There is also this popular report which is older:

Sadly, many of these brilliant people have been blinded by the stock price and unable to see that Microsoft is also the key architect of the greatest financial pyramid scheme this century.

It is not uncommon for participants in pyramid schemes to lose their emotional bearings. My close friends who work at Microsoft are particularly upset over my work and it is possible that even Bill Gates and Steve Ballmer do not realize the implications of their financial practices.”

There are more such writings (from different authors even) which describe this as a modern-age “pyramid scheme”.

Update #2: Another reader had this to add:

MS went over to permatemps way back when to avoid having to report major downsizing. So right there you can see the start of the end. I’d guess that the savings have been long gone. I’d also guess that much, if not most, of its money comes from buying and selling its own (and other) stock.

I’d also point out that a few years back there were many articles showing that MS only makes any money on MS Office and MS Windows and then only because of OEM sales. Everything else is about control of the market and based nearly exclusively on extending the DOS monopoly inherited from IBM via family contacts. There is some documentation in the book “Just Say No to Microsoft”, which despite the flamebaitish title is really only about the history of desktop computing. It would be nice to be able to get the historical facts more visibility and stop the revisionsist history that’s eroding our knowledge base.

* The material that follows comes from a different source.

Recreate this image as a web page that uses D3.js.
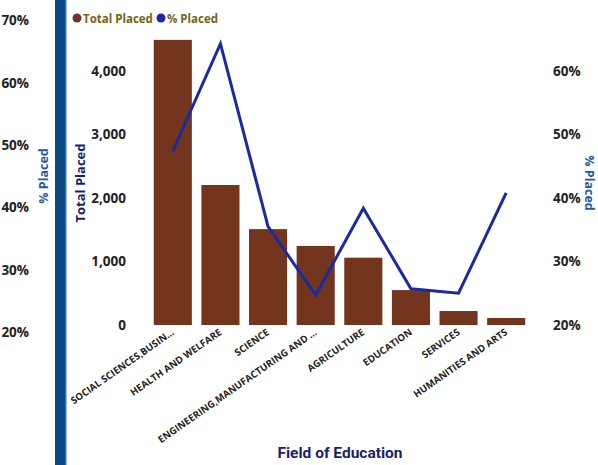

Professionally, with 24 years of work experience, much of which with desktops and workstations, I have to say that the time for half measures is long since passed. And that while I sometimes begrudgingly accept some best-of-breed closed source software, in regards to Redmond, the only possible answer is one of zero tolerance.

The largest barrier I see is one comprised of several forms of cognitive dissonance. If you discuss events, laws, standards, or any other metric separated from the name ‘MS’ people will 100% side against MS. How to get decisions to stick once the real names of the parties involved become known.

In regards to the net, one of the things keeping MS aloft is the insane number of man-hours of corrective, after-market maintenance work done on a volunteer basis. If all the family/neighborhood geeks stopped fixing MS for free, the problem would solve itself in short order.